Les conflits se multiplient aux portes de la Russie
Entretien réalisé par Delphine Allaire – Cité du Vatican
«Le fil rouge de ces instabilités est que 30 ans après l’effondrement de l’URSS, ‘’le cadavre soviétique’’ bouge encore, ses frontières aussi. Il y a un réveil des nationalités dans cette levée de la chape de plomb post-stalinienne», estime le politologue Arnaud Dubien. Le directeur de l’Observatoire franco-russe souligne toutefois des contextes bien différents d’un pays à l’autre.
Le Kirghizstan, par exemple, est un État failli, faible, instable, miné par des luttes de clan depuis des années, rythmé par des révolutions à intervalles réguliers. «Aucune d’entre elles n’a vocation à remettre en cause l’alliance avec la Russie», relève Arnaud Dubien.
La retenue russe dans le Haut-Karabagh
Le front le plus délicat pour le Kremlin est celui réveillé au Karabagh, vieux conflit débuté sous l’URSS. La récente retenue russe vis-à-vis de son voisin arménien s’explique, d’après le directeur de l’Observatoire franco-russe, par les relations économiques grandissantes entre Moscou et Bakou. Les azéris représentent la première diaspora de la capitale russe. Mais surtout, le droit international ne reconnaissant pas cette région comme arménienne, la Russie ne se sent pas obligée d’intervenir. Si tel était le cas, des garanties de sécurité, y compris nucléaires, lient effectivement l’Arménie à la Russie. «C’est pourquoi l’Arménie n’est pas attaquée en tant que telle sur son sol. La Russie la défendrait militairement immédiatement», note le chercheur.
Russes et Turcs, une même langue géopolitique
La principale incertitude diplomatique à venir pour Moscou demeure donc l’état de sa relation avec la Turquie, pays vis-à-vis duquel la méfiance historique est profonde, remontant à la rivalité entre l’empire ottoman et l’empire tsariste.

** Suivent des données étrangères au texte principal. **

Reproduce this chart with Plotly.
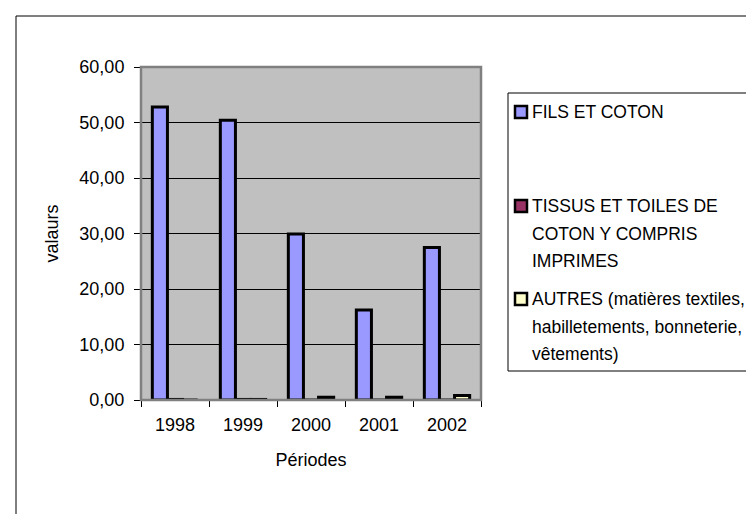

Néanmoins, l’on perçoit une nette amélioration des relations depuis la chute de l’URSS, ces trente dernières années entre Vladimir Poutine et son homologue Erdogan.
«Il y a une montée en puissance des liens économiques entre Moscou et Ankara, malgré de fortes divergences dans des conflits régionaux en Syrie, en Libye, et dans le Haut-Karabagh», poursuit Arnaud Dubien. En somme, une relation ambivalente et «incontournable» pour l’un comme pour l’autre, «chacun sachant très bien jusqu’où il peut aller». «Russes et Turcs parlent la même langue et partagent un logiciel géopolitique, du XIXème siècle», insiste le politologue, évoquant «deux pays des marges de l’Europe, qui, à tort ou à raison, ont l’impression d’avoir été maltraités par l’Union européenne et l’Otan». Ils cultivent donc cette rancœur en refusant les règles du jeu occidental.